We enrolled the twins in the , because we wanted them to attend the public school preschool so that we could get involved in the district right away. The twins are now fifth graders at Clark Elementary, and we have a younger daughter, Jensen, who goes to the .

Please provide a brief summary of your reasons for running.

I am deeply committed to public education. I was raised in a family of educators, and I know how dedicated teachers, administrators and staff are to working with our kids. Schools really do make a difference for all children, including those who might not have the opportunities that money and parental involvement provide.

I am extremely grateful for the work the Webster Groves School District does for all kids in this community, including mine. I also believe we are morally obligated as parents and community members to support our schools in any way we can. For me, that means volunteering my time to serve on district committees and, if elected, on the board of education.

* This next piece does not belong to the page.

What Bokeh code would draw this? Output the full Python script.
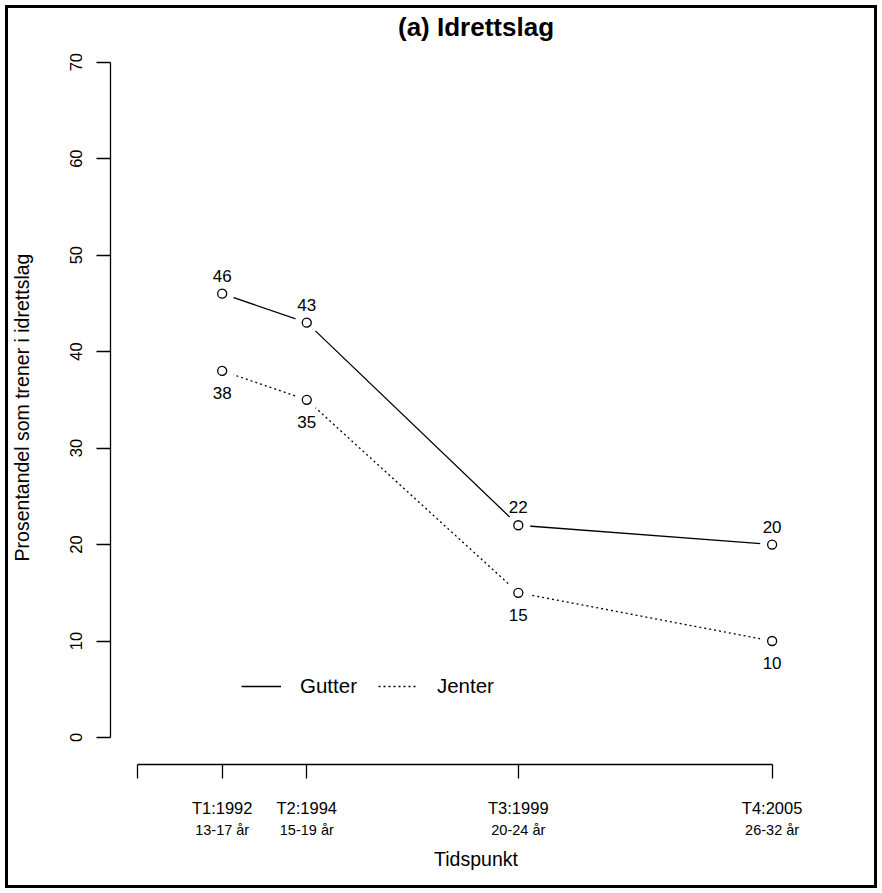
from bokeh.plotting import figure
from bokeh.models import (Range1d, LinearAxis, FixedTicker, Legend, LegendItem,
                          ColumnDataSource)
from bokeh.core.properties import value
from bokeh.embed import file_html
from bokeh.resources import INLINE

# Survey waves and share (%) training in a sports club
years = [1992, 1994, 1999, 2005]
gutter = [46, 43, 22, 20]
jenter = [38, 35, 15, 10]

# Axis ticks and labels
x_ticks = [1990, 1992, 1994, 1999, 2005]
wave_labels = ["", "T1:1992", "T2:1994", "T3:1999", "T4:2005"]
age_labels = ["", "13-17 år", "15-19 år", "20-24 år", "26-32 år"]
y_ticks = [0, 10, 20, 30, 40, 50, 60, 70]

FONT = "Liberation Sans"
LW = 1.3

p = figure(width=882, height=893, output_backend="svg", toolbar_location=None,
           x_range=Range1d(1989.36, 2006.64), y_range=Range1d(-2.8, 71.21),
           x_axis_type=None, y_axis_type=None,
           min_border_left=110, min_border_right=41,
           min_border_top=50, min_border_bottom=129,
           title="(a) Idrettslag")
p.outline_line_color = None
p.background_fill_color = None
p.border_fill_color = None
# box drawn around the whole figure, inset from the edges
p.styles = {"outline": "3px solid black", "outline-offset": "-8px"}

p.title.text_font = FONT
p.title.text_font_size = "26px"
p.title.text_font_style = "bold"
p.title.align = "center"
p.title.text_color = "black"
p.title.standoff = 18


def style_axis(ax, font_size):
    ax.axis_line_color = "black"
    ax.axis_line_width = LW
    ax.major_tick_line_color = "black"
    ax.major_tick_line_width = LW
    ax.major_tick_in = 0
    ax.major_tick_out = 14
    ax.minor_tick_in = 0
    ax.minor_tick_out = 0
    ax.major_label_text_font = FONT
    ax.major_label_text_font_size = font_size
    ax.major_label_text_color = "black"
    ax.axis_label_text_font = FONT
    ax.axis_label_text_font_size = "19.5px"
    ax.axis_label_text_font_style = "normal"
    ax.axis_label_text_color = "black"


# y axis: line spans 0..70 only, labels parallel to the axis
yaxis = LinearAxis(ticker=FixedTicker(ticks=y_ticks), bounds=(0, 70),
                   axis_label="Prosentandel som trener i idrettslag")
style_axis(yaxis, "16.5px")
yaxis.major_label_orientation = "vertical"
yaxis.major_label_standoff = 14
yaxis.axis_label_standoff = 35
p.add_layout(yaxis, "left")

# x axis: survey wave on the first label row
xaxis = LinearAxis(ticker=FixedTicker(ticks=x_ticks), bounds=(1990, 2005),
                   major_label_overrides={t: s for t, s in zip(x_ticks, wave_labels)})
style_axis(xaxis, "16.5px")
xaxis.major_label_standoff = 20
p.add_layout(xaxis, "below")

# second label row: age range at each wave, plus axis title
age_axis = LinearAxis(ticker=FixedTicker(ticks=x_ticks),
                      major_label_overrides={t: s for t, s in zip(x_ticks, age_labels)},
                      axis_label="Tidspunkt")
style_axis(age_axis, "14.5px")
age_axis.axis_line_color = None
age_axis.major_tick_line_color = None
age_axis.major_tick_out = 0
age_axis.major_label_standoff = 2
age_axis.axis_label_standoff = 7
p.add_layout(age_axis, "below")

src_g = ColumnDataSource(dict(x=years, y=gutter, lab=[str(v) for v in gutter]))
src_j = ColumnDataSource(dict(x=years, y=jenter, lab=[str(v) for v in jenter]))

line_g = p.line("x", "y", source=src_g, line_color="black", line_width=LW)
line_j = p.line("x", "y", source=src_j, line_color="black", line_width=LW,
                line_dash="2 3")

# white disks leave a gap between the lines and the point symbols
for src in (src_g, src_j):
    p.scatter("x", "y", source=src, marker="circle", size=24,
              fill_color="white", line_color=None)
    p.scatter("x", "y", source=src, marker="circle", size=9,
              fill_color=None, line_color="black", line_width=LW)

p.text("x", "y", text="lab", source=src_g, text_align="center",
       text_baseline="alphabetic", y_offset=-18,
       text_font=value(FONT), text_font_size="17px", text_color="black")
p.text("x", "y", text="lab", source=src_j, text_align="center",
       text_baseline="alphabetic", y_offset=22,
       text_font=value(FONT), text_font_size="17px", text_color="black")

legend = Legend(items=[LegendItem(label="Gutter", renderers=[line_g]),
                       LegendItem(label="Jenter", renderers=[line_j])],
                orientation="horizontal", location=(131, 66))
legend.border_line_color = None
legend.background_fill_alpha = 0
legend.padding = 0
legend.margin = 0
legend.spacing = 21
legend.label_standoff = 19
legend.glyph_width = 40
legend.glyph_height = 20
legend.label_height = 20
legend.label_text_font = FONT
legend.label_text_font_size = "20.5px"
legend.label_text_color = "black"
p.add_layout(legend)

open("out.html", "w").write(file_html(p, INLINE))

I spend my professional time helping school districts solve problems ranging from financial issues, to personnel concerns, to student discipline. Because of this, I know what school boards do, and I know what issues they face. I believe that experience and perspective would be tremendously valuable to the Webster Groves School District and I would be thrilled to help contribute to the district’s success.

What role do you think the Webster Groves Board of Education should play in the community?

Board members should be both listeners and leaders. As someone who is naturally interested in the district’s challenges and successes, I am always excited to talk to people about their experiences in the Webster Groves School District. I love comparing stories with other parents about teachers who have gone above and beyond, or administrators who are trying something new, or staff members who show a personal interest in every kid. I also know people sometimes have concerns or frustrations. It is critical that those concerns are communicated to board members and administrators who will seize the opportunity for improvement.

What do you currently see as the biggest issue facing the district?

The Missouri Supreme Court’s decision in Turner v. School District of Clayton, et al. could significantly impact Webster Groves and all public school districts in the state. The Turner decision essentially holds that students who reside in an unaccredited district can attend any school in any accredited district in the same or an adjoining county, and the unaccredited district must pay tuition to the receiving district. The receiving district has no discretion as to how many students it must accept.

Both St. Louis and Riverview Gardens school districts are unaccredited. The Turner decision permits students who reside in those districts to attend Webster Groves or any other public school in the county, and the receiving district has no discretion as to whether to accept those students or not. There is currently no mechanism to determine how many students a receiving district might receive, or to limit how many students must be accepted. Needless to say, this creates a great deal of uncertainty regarding enrollment, staffing, facilities and, obviously, funding.

There are currently proposals in the state legislature to curtail the effects of the Turner decision, however these “solutions” are being offered in exchange for legislation such as open enrollment and expansion of charter schools, which would negatively impact public schools. Missouri schools face many challenges in the coming years. I worked on the Turner case on behalf of another school district, and I know the state legislative climate well. Now, more than ever, the Webster Groves School District would benefit from having board members who are experienced and knowledgeable about the issues facing our schools.

Assume you win the election. What single thing do you want to accomplish during your term on the board?

It would not be appropriate to bring an agenda to a board that works well as a group, has moved the district forward in terms of leadership and academic achievement and has earned tremendous community support. I am seeking election because I can contribute to the success the district has already achieved, and I can help guide it through the challenges that lie ahead. I would be proud to serve the Webster Groves School District, and I ask for your vote on April 5.